**Exercise goal:**
Give the data again exactly as written, skipping any pictures.
** BEGIN Recorded data **
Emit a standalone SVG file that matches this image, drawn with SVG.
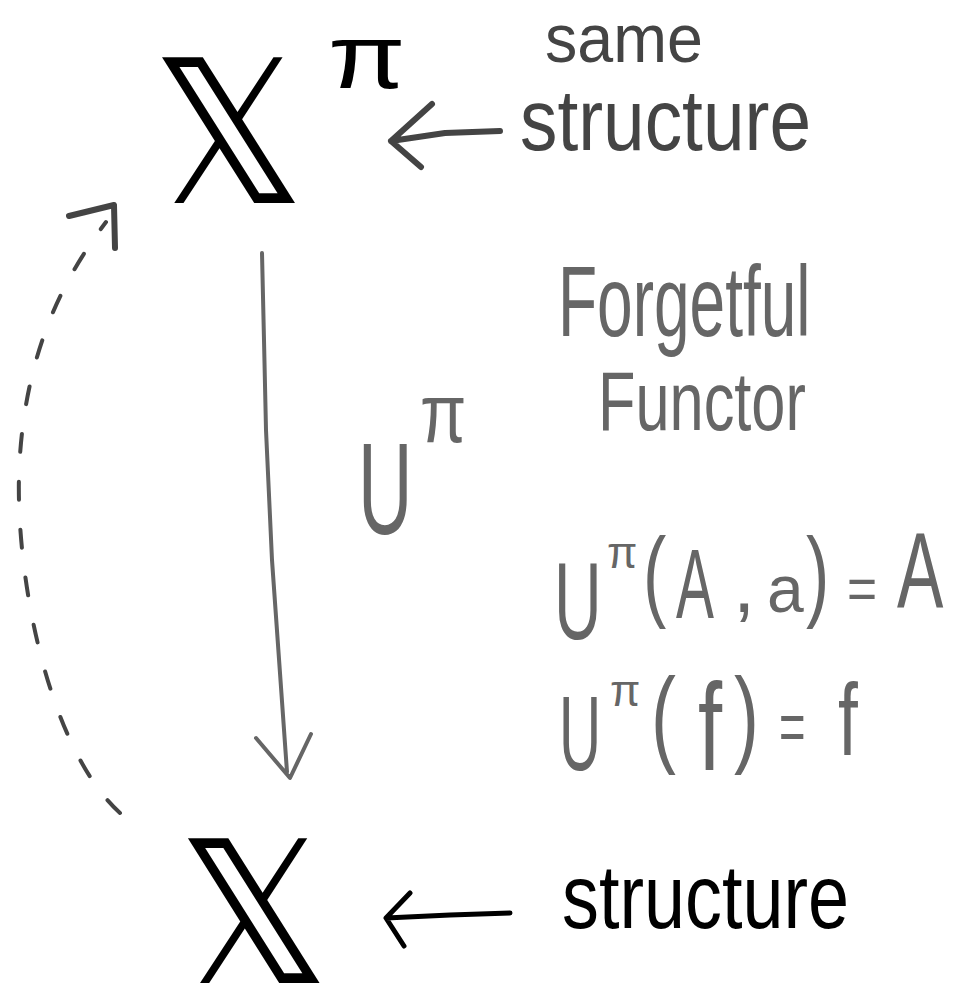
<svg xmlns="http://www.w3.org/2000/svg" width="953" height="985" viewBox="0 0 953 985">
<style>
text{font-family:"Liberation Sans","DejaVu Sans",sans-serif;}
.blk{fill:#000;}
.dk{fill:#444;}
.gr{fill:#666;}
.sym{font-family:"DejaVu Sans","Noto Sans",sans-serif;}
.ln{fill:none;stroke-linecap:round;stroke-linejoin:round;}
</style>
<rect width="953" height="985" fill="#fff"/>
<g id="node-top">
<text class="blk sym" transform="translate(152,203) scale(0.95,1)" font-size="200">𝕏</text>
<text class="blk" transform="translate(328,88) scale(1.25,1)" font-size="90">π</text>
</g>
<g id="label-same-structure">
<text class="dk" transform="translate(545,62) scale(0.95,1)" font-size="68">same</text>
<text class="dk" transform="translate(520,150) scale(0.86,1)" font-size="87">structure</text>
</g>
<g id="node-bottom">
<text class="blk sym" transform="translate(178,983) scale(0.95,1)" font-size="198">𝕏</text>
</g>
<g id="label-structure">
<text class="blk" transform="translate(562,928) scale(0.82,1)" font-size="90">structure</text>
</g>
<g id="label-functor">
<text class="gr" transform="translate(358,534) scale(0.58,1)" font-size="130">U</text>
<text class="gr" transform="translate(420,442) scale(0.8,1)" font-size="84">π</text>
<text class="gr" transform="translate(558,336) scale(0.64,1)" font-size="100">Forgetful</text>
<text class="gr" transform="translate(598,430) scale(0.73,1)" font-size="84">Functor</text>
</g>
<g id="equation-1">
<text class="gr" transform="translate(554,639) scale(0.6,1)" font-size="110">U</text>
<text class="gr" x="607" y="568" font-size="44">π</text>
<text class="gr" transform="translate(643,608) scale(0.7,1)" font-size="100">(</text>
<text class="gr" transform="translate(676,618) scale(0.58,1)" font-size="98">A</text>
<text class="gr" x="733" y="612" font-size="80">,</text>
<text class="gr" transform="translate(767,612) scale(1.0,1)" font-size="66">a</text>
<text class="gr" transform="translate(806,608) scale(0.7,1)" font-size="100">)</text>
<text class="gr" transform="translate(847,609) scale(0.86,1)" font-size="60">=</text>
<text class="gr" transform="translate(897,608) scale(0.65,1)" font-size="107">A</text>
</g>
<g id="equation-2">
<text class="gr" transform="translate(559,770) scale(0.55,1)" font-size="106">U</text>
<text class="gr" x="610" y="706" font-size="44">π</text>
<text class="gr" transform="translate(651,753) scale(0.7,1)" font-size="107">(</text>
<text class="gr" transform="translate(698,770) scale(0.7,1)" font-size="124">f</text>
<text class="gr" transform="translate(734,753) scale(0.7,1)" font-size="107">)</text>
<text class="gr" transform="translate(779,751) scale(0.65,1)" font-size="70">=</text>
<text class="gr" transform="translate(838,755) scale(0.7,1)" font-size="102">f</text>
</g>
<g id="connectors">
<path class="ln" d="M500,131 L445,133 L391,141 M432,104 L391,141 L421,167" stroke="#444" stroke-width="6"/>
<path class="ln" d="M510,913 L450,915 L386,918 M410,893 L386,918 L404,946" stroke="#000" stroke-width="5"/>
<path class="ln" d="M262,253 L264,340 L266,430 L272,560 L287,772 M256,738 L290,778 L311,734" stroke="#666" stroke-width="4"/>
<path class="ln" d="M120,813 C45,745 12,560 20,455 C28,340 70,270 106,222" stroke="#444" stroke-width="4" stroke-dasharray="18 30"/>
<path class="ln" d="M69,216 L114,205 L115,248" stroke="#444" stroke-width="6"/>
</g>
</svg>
** END Recorded data **
**Answer to the task:**
Emit a standalone SVG file that matches this image, drawn with SVG.
<svg xmlns="http://www.w3.org/2000/svg" width="953" height="985" viewBox="0 0 953 985">
<style>
text{font-family:"Liberation Sans","DejaVu Sans",sans-serif;}
.blk{fill:#000;}
.dk{fill:#444;}
.gr{fill:#666;}
.sym{font-family:"DejaVu Sans","Noto Sans",sans-serif;}
.ln{fill:none;stroke-linecap:round;stroke-linejoin:round;}
</style>
<rect width="953" height="985" fill="#fff"/>
<g id="node-top">
<text class="blk sym" transform="translate(152,203) scale(0.95,1)" font-size="200">𝕏</text>
<text class="blk" transform="translate(328,88) scale(1.25,1)" font-size="90">π</text>
</g>
<g id="label-same-structure">
<text class="dk" transform="translate(545,62) scale(0.95,1)" font-size="68">same</text>
<text class="dk" transform="translate(520,150) scale(0.86,1)" font-size="87">structure</text>
</g>
<g id="node-bottom">
<text class="blk sym" transform="translate(178,983) scale(0.95,1)" font-size="198">𝕏</text>
</g>
<g id="label-structure">
<text class="blk" transform="translate(562,928) scale(0.82,1)" font-size="90">structure</text>
</g>
<g id="label-functor">
<text class="gr" transform="translate(358,534) scale(0.58,1)" font-size="130">U</text>
<text class="gr" transform="translate(420,442) scale(0.8,1)" font-size="84">π</text>
<text class="gr" transform="translate(558,336) scale(0.64,1)" font-size="100">Forgetful</text>
<text class="gr" transform="translate(598,430) scale(0.73,1)" font-size="84">Functor</text>
</g>
<g id="equation-1">
<text class="gr" transform="translate(554,639) scale(0.6,1)" font-size="110">U</text>
<text class="gr" x="607" y="568" font-size="44">π</text>
<text class="gr" transform="translate(643,608) scale(0.7,1)" font-size="100">(</text>
<text class="gr" transform="translate(676,618) scale(0.58,1)" font-size="98">A</text>
<text class="gr" x="733" y="612" font-size="80">,</text>
<text class="gr" transform="translate(767,612) scale(1.0,1)" font-size="66">a</text>
<text class="gr" transform="translate(806,608) scale(0.7,1)" font-size="100">)</text>
<text class="gr" transform="translate(847,609) scale(0.86,1)" font-size="60">=</text>
<text class="gr" transform="translate(897,608) scale(0.65,1)" font-size="107">A</text>
</g>
<g id="equation-2">
<text class="gr" transform="translate(559,770) scale(0.55,1)" font-size="106">U</text>
<text class="gr" x="610" y="706" font-size="44">π</text>
<text class="gr" transform="translate(651,753) scale(0.7,1)" font-size="107">(</text>
<text class="gr" transform="translate(698,770) scale(0.7,1)" font-size="124">f</text>
<text class="gr" transform="translate(734,753) scale(0.7,1)" font-size="107">)</text>
<text class="gr" transform="translate(779,751) scale(0.65,1)" font-size="70">=</text>
<text class="gr" transform="translate(838,755) scale(0.7,1)" font-size="102">f</text>
</g>
<g id="connectors">
<path class="ln" d="M500,131 L445,133 L391,141 M432,104 L391,141 L421,167" stroke="#444" stroke-width="6"/>
<path class="ln" d="M510,913 L450,915 L386,918 M410,893 L386,918 L404,946" stroke="#000" stroke-width="5"/>
<path class="ln" d="M262,253 L264,340 L266,430 L272,560 L287,772 M256,738 L290,778 L311,734" stroke="#666" stroke-width="4"/>
<path class="ln" d="M120,813 C45,745 12,560 20,455 C28,340 70,270 106,222" stroke="#444" stroke-width="4" stroke-dasharray="18 30"/>
<path class="ln" d="M69,216 L114,205 L115,248" stroke="#444" stroke-width="6"/>
</g>
</svg>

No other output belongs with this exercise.